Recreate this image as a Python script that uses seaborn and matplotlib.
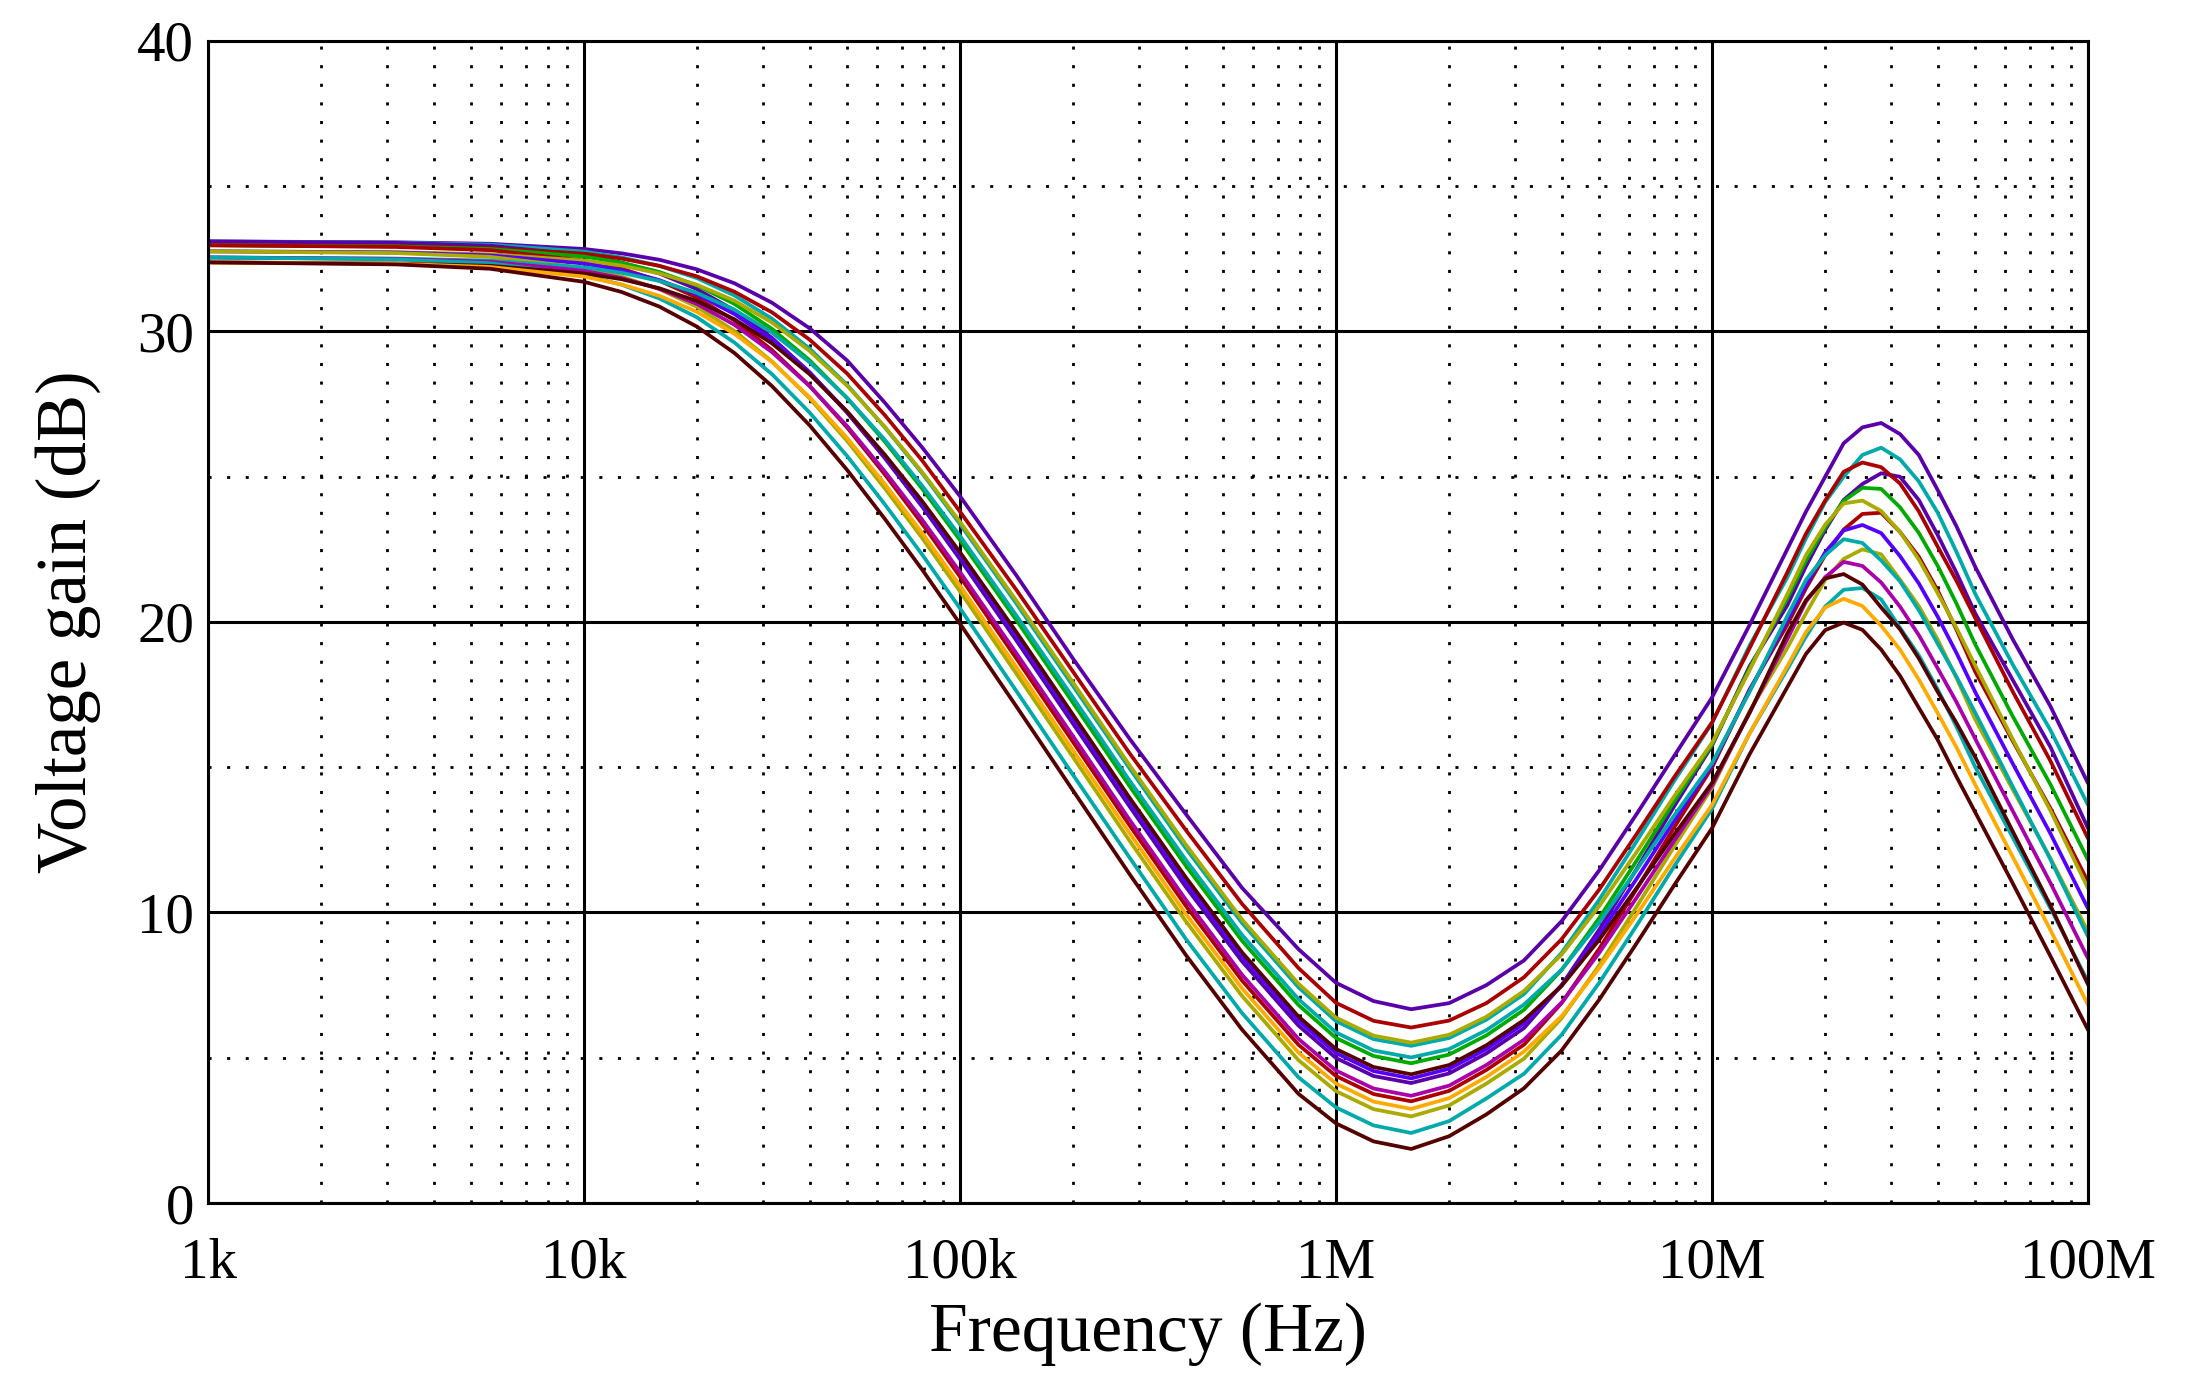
"""
Voltage gain vs frequency - family of 15 swept AC responses
Output: out.png
"""

import matplotlib
matplotlib.use('Agg')
import matplotlib.pyplot as plt
from matplotlib.ticker import LogLocator, MultipleLocator, NullFormatter
import numpy as np
import pandas as pd
import seaborn as sns

sns.set_style('white')
plt.rcParams['font.family'] = ['Liberation Serif', 'DejaVu Serif']
plt.rcParams.update({
    'text.color': 'black',
    'axes.labelcolor': 'black',
    'xtick.color': 'black',
    'ytick.color': 'black',
})

# Frequency points (Hz) shared by every trace
freq_hz = [1e3, 3.162e3, 5.623e3, 1e4, 1.259e4, 1.585e4, 1.995e4, 2.512e4, 3.162e4,
           3.981e4, 5.012e4, 6.31e4, 7.943e4, 1e5, 1.413e5, 1.995e5, 2.818e5,
           3.981e5, 5.623e5, 7.943e5, 1e6, 1.259e6, 1.585e6, 2e6, 2.512e6, 3.162e6,
           3.981e6, 5.012e6, 6.31e6, 7.943e6, 1e7, 1.259e7, 1.585e7, 1.778e7, 2e7,
           2.239e7, 2.512e7, 2.818e7, 3.162e7, 3.548e7, 3.981e7, 4.467e7, 5.012e7,
           6.31e7, 7.943e7, 1e8]

# Gain (dB), top group first
gain_01 = [33.10, 33.07, 33.02, 32.84, 32.69, 32.47, 32.14, 31.66, 30.99, 30.11, 29.00,
           27.55, 26.00, 24.33, 21.60, 18.75, 16.00, 13.40, 10.85, 8.74, 7.58, 6.95,
           6.67, 6.88, 7.50, 8.35, 9.70, 11.45, 13.40, 15.40, 17.40, 19.90, 22.50,
           23.80, 25.00, 26.15, 26.70, 26.85, 26.47, 25.75, 24.55, 23.30, 21.90, 19.40,
           17.10, 14.45]
gain_02 = [33.10, 33.06, 32.99, 32.75, 32.55, 32.26, 31.84, 31.24, 30.44, 29.41, 28.16,
           26.70, 25.11, 23.37, 20.63, 17.81, 14.98, 12.22, 9.64, 7.43, 6.26, 5.64,
           5.41, 5.68, 6.31, 7.19, 8.61, 10.44, 12.46, 14.54, 16.52, 19.19, 21.53,
           22.88, 24.13, 25.00, 25.75, 26.00, 25.60, 24.84, 23.77, 22.42, 20.97, 18.53,
           16.28, 13.70]
gain_03 = [33.10, 33.05, 32.95, 32.63, 32.37, 32.00, 31.46, 30.73, 29.78, 28.60, 27.20,
           25.64, 23.96, 22.16, 19.36, 16.51, 13.67, 10.89, 8.32, 6.11, 4.99, 4.37,
           4.13, 4.46, 5.15, 6.02, 7.50, 9.41, 11.51, 13.67, 15.74, 18.48, 20.57,
           21.92, 23.17, 24.20, 24.75, 25.12, 25.00, 24.20, 23.00, 21.70, 20.30, 18.00,
           15.70, 12.90]
gain_04 = [32.97, 32.94, 32.87, 32.68, 32.51, 32.26, 31.90, 31.37, 30.66, 29.72, 28.55,
           27.12, 25.55, 23.80, 21.10, 18.30, 15.50, 12.85, 10.30, 8.09, 6.89, 6.27,
           6.04, 6.28, 6.88, 7.77, 9.08, 10.79, 12.71, 14.67, 16.54, 19.10, 21.70,
           23.04, 24.18, 25.17, 25.49, 25.33, 24.77, 23.81, 22.60, 21.42, 20.14, 17.60,
           15.22, 12.55]
gain_05 = [32.97, 32.93, 32.84, 32.58, 32.37, 32.05, 31.59, 30.95, 30.09, 29.01, 27.70,
           26.21, 24.58, 22.82, 20.06, 17.23, 14.37, 11.62, 9.03, 6.82, 5.68, 5.06,
           4.81, 5.11, 5.77, 6.65, 8.02, 9.81, 11.79, 13.83, 15.78, 18.41, 20.80,
           22.11, 23.25, 24.17, 24.62, 24.58, 23.95, 23.07, 21.94, 20.64, 19.23, 16.75,
           14.41, 11.81]
gain_06 = [32.97, 32.91, 32.80, 32.44, 32.16, 31.75, 31.17, 30.38, 29.36, 28.13, 26.69,
           25.08, 23.37, 21.56, 18.74, 15.88, 13.02, 10.24, 7.66, 5.45, 4.37, 3.75,
           3.50, 3.86, 4.58, 5.45, 6.88, 8.75, 10.82, 12.94, 14.99, 17.68, 19.90,
           21.16, 22.30, 23.18, 23.72, 23.76, 23.10, 22.25, 21.09, 19.74, 18.29, 15.90,
           13.59, 11.06]
gain_07 = [32.76, 32.73, 32.66, 32.44, 32.27, 32.00, 31.61, 31.06, 30.31, 29.33, 28.13,
           26.72, 25.15, 23.45, 20.73, 17.93, 15.09, 12.35, 9.76, 7.55, 6.38, 5.76,
           5.52, 5.79, 6.41, 7.30, 8.55, 10.22, 12.09, 14.01, 15.84, 18.34, 20.95,
           22.30, 23.35, 24.08, 24.18, 23.82, 23.10, 22.15, 21.00, 19.80, 18.50, 15.96,
           13.51, 10.83]
gain_08 = [32.76, 32.72, 32.62, 32.34, 32.11, 31.77, 31.28, 30.60, 29.71, 28.58, 27.24,
           25.72, 24.06, 22.29, 19.51, 16.68, 13.84, 11.06, 8.49, 6.28, 5.16, 4.54,
           4.29, 4.62, 5.30, 6.18, 7.49, 9.23, 11.17, 13.16, 15.08, 17.64, 20.05,
           21.27, 22.40, 23.15, 23.34, 23.06, 22.27, 21.33, 20.19, 18.94, 17.59, 15.12,
           12.72, 10.14]
gain_09 = [32.76, 32.70, 32.57, 32.19, 31.89, 31.46, 30.85, 30.02, 28.97, 27.70, 26.23,
           24.60, 22.88, 21.05, 18.22, 15.36, 12.49, 9.71, 7.13, 4.92, 3.85, 3.23,
           2.98, 3.36, 4.11, 4.97, 6.36, 8.18, 10.21, 12.28, 14.29, 16.93, 19.10,
           20.30, 21.45, 22.17, 22.50, 22.33, 21.46, 20.55, 19.40, 18.08, 16.65, 14.23,
           11.87, 9.34]
gain_10 = [32.55, 32.51, 32.44, 32.21, 32.02, 31.74, 31.33, 30.75, 29.96, 28.94, 27.71,
           26.27, 24.68, 22.96, 20.22, 17.41, 14.56, 11.82, 9.23, 7.02, 5.87, 5.25,
           5.01, 5.30, 5.95, 6.83, 8.03, 9.66, 11.48, 13.35, 15.14, 17.60, 20.20,
           21.45, 22.30, 22.85, 22.72, 22.12, 21.40, 20.41, 19.26, 18.12, 16.88, 14.33,
           11.83, 9.17]
gain_11 = [32.55, 32.50, 32.40, 32.09, 31.84, 31.47, 30.95, 30.23, 29.29, 28.12, 26.74,
           25.18, 23.51, 21.72, 18.92, 16.08, 13.21, 10.45, 7.86, 5.65, 4.56, 3.94,
           3.69, 4.04, 4.75, 5.62, 6.90, 8.61, 10.52, 12.48, 14.37, 16.89, 19.40,
           20.70, 21.54, 22.07, 21.93, 21.36, 20.53, 19.55, 18.41, 17.25, 15.98, 13.49,
           11.02, 8.42]
gain_12 = [32.55, 32.48, 32.35, 31.93, 31.61, 31.14, 30.49, 29.62, 28.53, 27.21, 25.71,
           24.05, 22.31, 20.47, 17.62, 14.75, 11.91, 9.10, 6.54, 4.33, 3.29, 2.67,
           2.41, 2.82, 3.60, 4.45, 5.79, 7.58, 9.56, 11.60, 13.57, 16.17, 18.37,
           19.50, 20.53, 21.11, 21.17, 20.78, 19.80, 18.85, 17.69, 16.40, 15.01, 12.58,
           10.15, 7.62]
gain_13 = [32.38, 32.34, 32.26, 32.00, 31.80, 31.49, 31.05, 30.42, 29.59, 28.53, 27.24,
           25.76, 24.15, 22.40, 19.65, 16.82, 13.97, 11.22, 8.63, 6.42, 5.30, 4.68,
           4.43, 4.75, 5.43, 6.30, 7.47, 9.06, 10.85, 12.69, 14.46, 16.87, 19.60,
           20.75, 21.50, 21.65, 21.29, 20.50, 19.75, 18.75, 17.60, 16.53, 15.35, 12.79,
           10.24, 7.52]
gain_14 = [32.38, 32.33, 32.22, 31.89, 31.62, 31.23, 30.68, 29.92, 28.95, 27.74, 26.33,
           24.75, 23.05, 21.25, 18.44, 15.59, 12.75, 9.96, 7.39, 5.18, 4.11, 3.49,
           3.24, 3.61, 4.34, 5.21, 6.43, 8.09, 9.94, 11.85, 13.70, 16.17, 18.47,
           19.65, 20.50, 20.80, 20.55, 19.87, 19.05, 18.02, 16.87, 15.69, 14.40, 11.91,
           9.40, 6.82]
gain_15 = [32.38, 32.31, 32.16, 31.71, 31.36, 30.86, 30.17, 29.26, 28.12, 26.77, 25.23,
           23.55, 21.79, 19.94, 17.09, 14.21, 11.34, 8.55, 5.97, 3.76, 2.74, 2.12,
           1.86, 2.30, 3.05, 3.95, 5.25, 7.00, 8.95, 10.95, 12.90, 15.45, 17.75,
           18.90, 19.72, 19.98, 19.73, 19.05, 18.15, 17.05, 15.95, 14.68, 13.45, 11.00,
           8.50, 5.96]

curve_gains = [gain_01, gain_02, gain_03, gain_04, gain_05, gain_06, gain_07, gain_08,
               gain_09, gain_10, gain_11, gain_12, gain_13, gain_14, gain_15]
curve_names = ['run%02d' % (i + 1) for i in range(len(curve_gains))]

# trace colours (simulator palette)
PURPLE = '#5A00AA'
CYAN = '#00AAAA'
DKRED = '#AA0000'
GREEN = '#00AA00'
OLIVE = '#AAAA00'
VIOLET = '#5500FF'
MAGENTA = '#AA00AA'
BROWN = '#550000'
ORANGE = '#FFAA00'
curve_colors = [PURPLE, CYAN, PURPLE, DKRED, GREEN, DKRED, OLIVE, VIOLET, OLIVE,
                CYAN, MAGENTA, CYAN, BROWN, ORANGE, BROWN]

x_ticks = [1e3, 1e4, 1e5, 1e6, 1e7, 1e8]
x_tick_labels = ['1k', '10k', '100k', '1M', '10M', '100M']
y_ticks = [0, 10, 20, 30, 40]


def create_chart():
    frames = []
    for name, gains in zip(curve_names, curve_gains):
        frames.append(pd.DataFrame({'freq': freq_hz, 'gain': gains, 'curve': name}))
    df = pd.concat(frames, ignore_index=True)

    fig = plt.figure(figsize=(21.93, 13.84), dpi=100)
    ax = fig.add_axes([0.09485, 0.13078, 0.85727, 0.83960])
    ax.set_xscale('log')

    sns.lineplot(data=df, x='freq', y='gain', hue='curve', hue_order=curve_names,
                 palette=curve_colors, estimator=None, sort=False, linewidth=2.7,
                 legend=False, ax=ax)

    ax.set_xlim(1e3, 1e8)
    ax.set_ylim(0, 40)

    # grid: solid decades / tens, dotted minors
    ax.set_axisbelow(True)
    ax.xaxis.set_minor_locator(LogLocator(base=10, subs=np.arange(2, 10), numticks=30))
    ax.xaxis.set_minor_formatter(NullFormatter())
    ax.yaxis.set_minor_locator(MultipleLocator(5))
    ax.grid(which='major', color='black', linewidth=2.2, linestyle='-')
    ax.grid(which='minor', color='black', linewidth=2.0, linestyle=(0, (1.1, 5.6)))

    ax.set_xticks(x_ticks)
    ax.set_xticklabels(x_tick_labels)
    ax.set_yticks(y_ticks)
    ax.tick_params(which='major', direction='out', length=8, width=2.2,
                   labelsize=41, color='black')
    ax.tick_params(axis='x', which='major', pad=17)
    ax.tick_params(axis='y', which='major', pad=2)
    ax.tick_params(which='minor', length=0)

    for side in ['left', 'right', 'top', 'bottom']:
        ax.spines[side].set_color('black')
        ax.spines[side].set_linewidth(2.2)

    ax.set_xlabel('Frequency (Hz)', fontsize=50, labelpad=9)
    ax.set_ylabel('Voltage gain (dB)', fontsize=51, labelpad=26)

    fig.savefig('out.png', dpi=100)
    plt.close(fig)


if __name__ == '__main__':
    create_chart()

# Exercise details
From the data, list each line in which the string "matplotlib" appears.

# Task response
Recreate this image as a Python script that uses seaborn and matplotlib.
import matplotlib
matplotlib.use('Agg')
import matplotlib.pyplot as plt
from matplotlib.ticker import LogLocator, MultipleLocator, NullFormatter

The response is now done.